- _The exercise_
Starting with the first line of the data below, copy each line up to and including the one containing "2.5, 3, 3.5, 4];". Pictures stay out.
----- Supplied material -----
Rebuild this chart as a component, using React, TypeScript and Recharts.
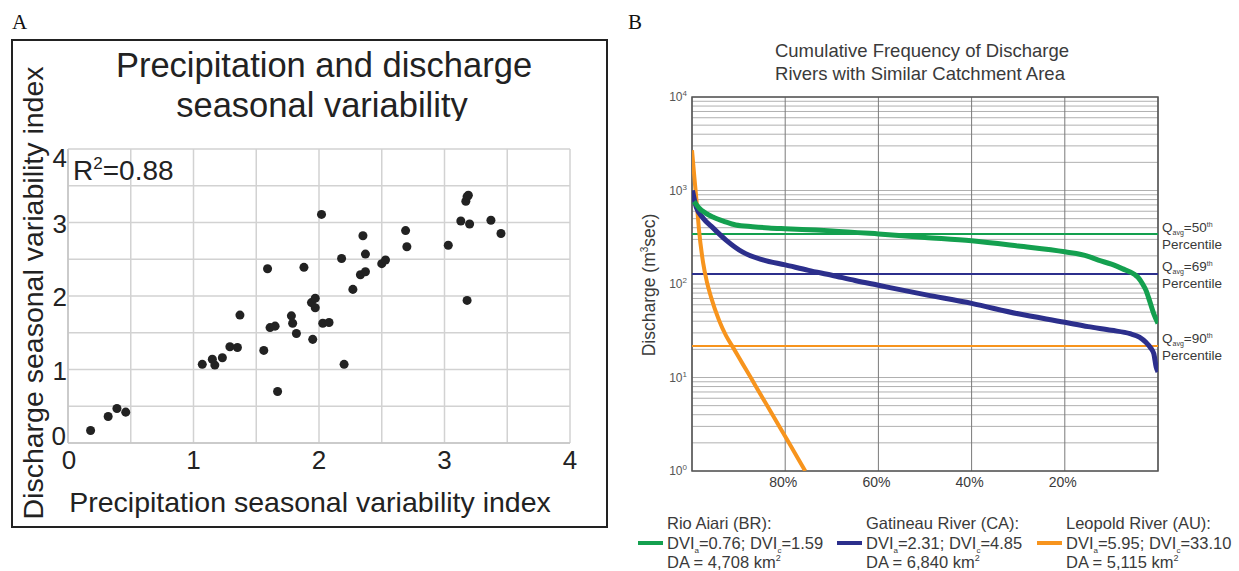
import React from 'react';
import {
  ScatterChart, Scatter, XAxis, YAxis, CartesianGrid,
  LineChart, Line, ReferenceLine, ReferenceArea,
} from 'recharts';

// ---------- Panel A data ----------
const precipIndex = [0.18, 0.32, 0.39, 0.46, 1.07, 1.15, 1.17, 1.23, 1.29, 1.35, 1.37, 1.56, 1.59, 1.61, 1.65, 1.67, 1.78, 1.79, 1.82, 1.88, 1.94, 1.95, 1.97, 1.97, 2.02, 2.03, 2.08, 2.18, 2.20, 2.27, 2.33, 2.35, 2.37, 2.37, 2.50, 2.53, 2.69, 2.70, 3.03, 3.13, 3.17, 3.18, 3.19, 3.18, 3.20, 3.37, 3.45];
const dischargeIndex = [0.17, 0.36, 0.47, 0.42, 1.07, 1.14, 1.06, 1.16, 1.31, 1.30, 1.74, 1.26, 2.37, 1.57, 1.59, 0.70, 1.73, 1.63, 1.49, 2.39, 1.91, 1.41, 1.97, 1.84, 3.11, 1.63, 1.64, 2.51, 1.07, 2.09, 2.29, 2.82, 2.57, 2.33, 2.44, 2.49, 2.89, 2.67, 2.69, 3.02, 3.29, 3.35, 3.37, 1.94, 2.98, 3.03, 2.85];
const gridTicksA = [0, 0.5, 1, 1.5, 2, 2.5, 3, 3.5, 4];

// ---------- Panel B data ----------
const rioAiariP = [99.6, 99, 98.5, 97, 95.5, 93, 90.6, 87, 83.5, 80, 73.4, 70, 60, 50, 40, 30, 20, 15, 12.8, 10, 7.7, 5, 4.3, 3.3, 2.6, 1.8, 0.9, 0];
const rioAiariQ = [760, 700, 650, 570, 520, 465, 427, 410, 398, 390, 377, 370, 343, 315, 290, 255, 221, 198, 180, 163, 146, 126, 118, 100, 86, 66, 48, 38];
const gatineauP = [99.9, 99.1, 97.6, 95.5, 92.7, 89.1, 84.8, 80, 75, 70, 65, 60, 50, 40, 30, 20, 15, 10, 6, 4, 2.6, 1.5, 0.9, 0.4, 0];
const gatineauQ = [1000, 665, 505, 398, 295, 219, 181, 160, 140, 124, 109, 97, 77, 62, 48, 39, 35, 32, 29.4, 27, 23.8, 20.5, 18, 13, 11.5];
const leopoldP = [100, 99.5, 99.1, 98.8, 98.5, 97.6, 96.8, 95.9, 94.2, 92.7, 91.2, 89.1, 87.3, 85.6, 82.6, 79.8, 78, 75.7];
const leopoldQ = [2700, 1400, 850, 570, 380, 167, 105, 72, 41, 28, 21, 13.9, 9.8, 7.0, 3.9, 2.25, 1.58, 1];
const qAvgRio = 343;
const qAvgGatineau = 128;
const qAvgLeopold = 21.7;
const percentTicks = [0, 20, 40, 60, 80, 100];
const logTicks = [1, 2, 3, 4, 5, 6, 7, 8, 9, 10, 20, 30, 40, 50, 60, 70, 80, 90, 100, 200, 300, 400, 500, 600, 700, 800, 900, 1000, 2000, 3000, 4000, 5000, 6000, 7000, 8000, 9000, 10000];
const decadeLabels: Record<number, string> = { 1: '0', 10: '1', 100: '2', 1000: '3', 10000: '4' };

const scatterData = precipIndex.map((x, i) => ({ x, y: dischargeIndex[i] }));
const rioAiari = rioAiariP.map((p, i) => ({ p, q: rioAiariQ[i] }));
const gatineau = gatineauP.map((p, i) => ({ p, q: gatineauQ[i] }));
const leopold = leopoldP.map((p, i) => ({ p, q: leopoldQ[i] }));

const FONT = "'Liberation Sans', Arial, Helvetica, sans-serif";
const SERIF = "'Liberation Serif', 'Times New Roman', serif";
const GREEN = '#14a04f';
const BLUE = '#2c2f8c';
const ORANGE = '#f7941d';
const TXT = '#222';
const TXTB = '#3a3a3a';

const AXTick = (props: any) => {
  const { x, y, payload } = props;
  const v = payload.value;
  if (!Number.isInteger(v)) return <g />;
  return (
    <text x={x + (v === 0 ? 1 : 0)} y={y} dy="0.71em" textAnchor="middle" fontSize={26} fill={TXT} fontFamily={FONT}>{v}</text>
  );
};

const AYTick = (props: any) => {
  const { x, y, payload } = props;
  const v = payload.value;
  if (!Number.isInteger(v)) return <g />;
  const shift = v === 4 ? 9 : v === 0 ? -7 : 1;
  return (
    <text x={x - (v === 0 ? 1 : 0)} y={y + shift} dy="0.355em" textAnchor="end" fontSize={26} fill={TXT} fontFamily={FONT}>{v}</text>
  );
};

const BXTick = (props: any) => {
  const { x, y, payload } = props;
  const v = payload.value;
  if (v === 0 || v === 100) return <g />;
  return (
    <text x={x - 2} y={y} dy="0.71em" textAnchor="middle" fontSize={14} fill={TXTB} fontFamily={FONT}>{v + '%'}</text>
  );
};

const BYTick = (props: any) => {
  const { x, y, payload } = props;
  const e = decadeLabels[payload.value];
  if (e === undefined) return <g />;
  return (
    <text x={x} y={y} dy="0.35em" textAnchor="end" fontSize={12} fill="#555" fontFamily={FONT}>
      10<tspan fontSize={8} dy={-5}>{e}</tspan>
    </text>
  );
};

const QLabel = ({ y, pct }: { y: number; pct: string }) => (
  <g fontFamily={FONT} fill={TXTB}>
    <text x={1162} y={y} fontSize={13.5}>
      Q<tspan fontSize={7} dy={3}>avg</tspan><tspan dy={-3}>={pct}</tspan><tspan fontSize={7} dy={-5}>th</tspan>
    </text>
    <text x={1162} y={y + 17} fontSize={13.5}>Percentile</text>
  </g>
);

const LegendEntry = ({ x, color, name, a, c, da }: { x: number; color: string; name: string; a: string; c: string; da: string }) => (
  <g fontFamily={FONT} fill={TXTB} fontSize={16.5}>
    <line x1={x - 29} x2={x - 4} y1={543} y2={543} stroke={color} strokeWidth={4} />
    <text x={x} y={529}>{name}</text>
    <text x={x} y={549}>
      DVI<tspan fontSize={8} dy={4}>a</tspan><tspan dy={-4}>={a}; DVI</tspan><tspan fontSize={8} dy={4}>c</tspan><tspan dy={-4}>={c}</tspan>
    </text>
    <text x={x} y={568}>
      DA = {da} km<tspan fontSize={9} dy={-7}>2</tspan>
    </text>
  </g>
);

export default function App() {
  return (
    <div style={{ position: 'absolute', left: 0, top: 0, width: 1239, height: 571, background: '#fff', overflow: 'hidden' }}>
      {/* Panel A frame */}
      <div style={{ position: 'absolute', left: 11, top: 39, width: 597, height: 489, border: '2px solid #222', boxSizing: 'border-box' }} />

      {/* Panel A chart */}
      <div style={{ position: 'absolute', left: 0, top: 0 }}>
        <ScatterChart width={620} height={500} margin={{ top: 149, right: 50, bottom: 27, left: 28 }}>
          <CartesianGrid stroke="#d2d2d2" strokeWidth={1.5} />
          <XAxis type="number" dataKey="x" domain={[0, 4]} ticks={gridTicksA} interval={0}
            tick={<AXTick />} tickLine={false} tickSize={8} tickMargin={0}
            axisLine={{ stroke: '#c4c4c4', strokeWidth: 1.5 }} height={30} />
          <YAxis type="number" dataKey="y" domain={[0, 4]} ticks={gridTicksA} interval={0}
            tick={<AYTick />} tickLine={false} tickSize={0} tickMargin={1}
            axisLine={{ stroke: '#c4c4c4', strokeWidth: 1.5 }} width={40} />
          <Scatter data={scatterData} fill="#222" isAnimationActive={false} />
        </ScatterChart>
      </div>

      {/* Panel B chart */}
      <div style={{ position: 'absolute', left: 620, top: 0 }}>
        <LineChart width={619} height={500} margin={{ top: 97, right: 81, bottom: 4, left: 22 }}>
          <CartesianGrid vertical={false} stroke="#b0b0b0" strokeWidth={1} />
          <CartesianGrid horizontal={false} stroke="#7a7a7a" strokeWidth={1} />
          <XAxis type="number" dataKey="p" domain={[0, 100]} reversed ticks={percentTicks} interval={0}
            tick={<BXTick />} tickLine={false} tickSize={0} tickMargin={6} axisLine={false}
            height={25} allowDataOverflow />
          <YAxis type="number" scale="log" domain={[1, 10000]} ticks={logTicks} interval={0}
            tick={<BYTick />} tickLine={false} tickSize={0} tickMargin={5} axisLine={false}
            width={50} allowDataOverflow />
          <ReferenceArea x1={0} x2={100} y1={1} y2={10000} fill="none" stroke="#555" strokeWidth={1.5} fillOpacity={0} ifOverflow="visible" />
          <ReferenceLine y={qAvgRio} stroke={GREEN} strokeWidth={2} />
          <ReferenceLine y={qAvgGatineau} stroke={BLUE} strokeWidth={2} />
          <ReferenceLine y={qAvgLeopold} stroke={ORANGE} strokeWidth={2} />
          <Line data={leopold} dataKey="q" type="monotone" stroke={ORANGE} strokeWidth={4} dot={false} isAnimationActive={false} />
          <Line data={gatineau} dataKey="q" type="monotone" stroke={BLUE} strokeWidth={5} dot={false} isAnimationActive={false} />
          <Line data={rioAiari} dataKey="q" type="monotone" stroke={GREEN} strokeWidth={5} dot={false} isAnimationActive={false} />
        </LineChart>
      </div>

      {/* Text overlay */}
      <svg width={1239} height={571} style={{ position: 'absolute', left: 0, top: 0, pointerEvents: 'none' }}>
        <defs>
          <clipPath id="titleClipA">
            <rect x={0} y={0} width={620} height={121} />
          </clipPath>
        </defs>
        {/* Panel A texts */}
        <text x={12} y={29} fontFamily={SERIF} fontSize={21} fill="#111">A</text>
        <g clipPath="url(#titleClipA)" fontFamily={FONT} fill={TXT} fontSize={34.5} textAnchor="middle">
          <text x={324} y={77}>Precipitation and discharge</text>
          <text x={322} y={117}>seasonal variability</text>
        </g>
        <text x={73} y={180} fontFamily={FONT} fontSize={28} fill={TXT}>
          R<tspan fontSize={17} dy={-11}>2</tspan><tspan dy={11}>=0.88</tspan>
        </text>
        <text x={43} y={293} transform="rotate(-90 43 293)" textAnchor="middle" fontFamily={FONT} fontSize={28.5} fill={TXT}>
          Discharge seasonal variability index
        </text>
        <text x={310} y={512} textAnchor="middle" fontFamily={FONT} fontSize={28.5} fill={TXT}>
          Precipitation seasonal variability index
        </text>

        {/* Panel B texts */}
        <text x={628} y={29} fontFamily={SERIF} fontSize={21} fill="#111">B</text>
        <g fontFamily={FONT} fill={TXTB} fontSize={18.5} textAnchor="middle">
          <text x={922} y={57}>Cumulative Frequency of Discharge</text>
          <text x={920} y={80}>Rivers with Similar Catchment Area</text>
        </g>
        <text x={655} y={285} transform="rotate(-90 655 285)" textAnchor="middle" fontFamily={FONT} fontSize={17.5} fill={TXTB}>
          Discharge (m<tspan fontSize={10} dy={-7}>3</tspan><tspan dy={7}>sec)</tspan>
        </text>
        <QLabel y={232} pct="50" />
        <QLabel y={271} pct="69" />
        <QLabel y={343} pct="90" />

        <LegendEntry x={667} color={GREEN} name="Rio Aiari (BR):" a="0.76" c="1.59" da="4,708" />
        <LegendEntry x={866} color={BLUE} name="Gatineau River (CA):" a="2.31" c="4.85" da="6,840" />
        <LegendEntry x={1066} color={ORANGE} name="Leopold River (AU):" a="5.95" c="33.10" da="5,115" />
      </svg>
    </div>
  );
}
-----
- _Answer in full_
Rebuild this chart as a component, using React, TypeScript and Recharts.
import React from 'react';
import {
  ScatterChart, Scatter, XAxis, YAxis, CartesianGrid,
  LineChart, Line, ReferenceLine, ReferenceArea,
} from 'recharts';

// ---------- Panel A data ----------
const precipIndex = [0.18, 0.32, 0.39, 0.46, 1.07, 1.15, 1.17, 1.23, 1.29, 1.35, 1.37, 1.56, 1.59, 1.61, 1.65, 1.67, 1.78, 1.79, 1.82, 1.88, 1.94, 1.95, 1.97, 1.97, 2.02, 2.03, 2.08, 2.18, 2.20, 2.27, 2.33, 2.35, 2.37, 2.37, 2.50, 2.53, 2.69, 2.70, 3.03, 3.13, 3.17, 3.18, 3.19, 3.18, 3.20, 3.37, 3.45];
const dischargeIndex = [0.17, 0.36, 0.47, 0.42, 1.07, 1.14, 1.06, 1.16, 1.31, 1.30, 1.74, 1.26, 2.37, 1.57, 1.59, 0.70, 1.73, 1.63, 1.49, 2.39, 1.91, 1.41, 1.97, 1.84, 3.11, 1.63, 1.64, 2.51, 1.07, 2.09, 2.29, 2.82, 2.57, 2.33, 2.44, 2.49, 2.89, 2.67, 2.69, 3.02, 3.29, 3.35, 3.37, 1.94, 2.98, 3.03, 2.85];
const gridTicksA = [0, 0.5, 1, 1.5, 2, 2.5, 3, 3.5, 4];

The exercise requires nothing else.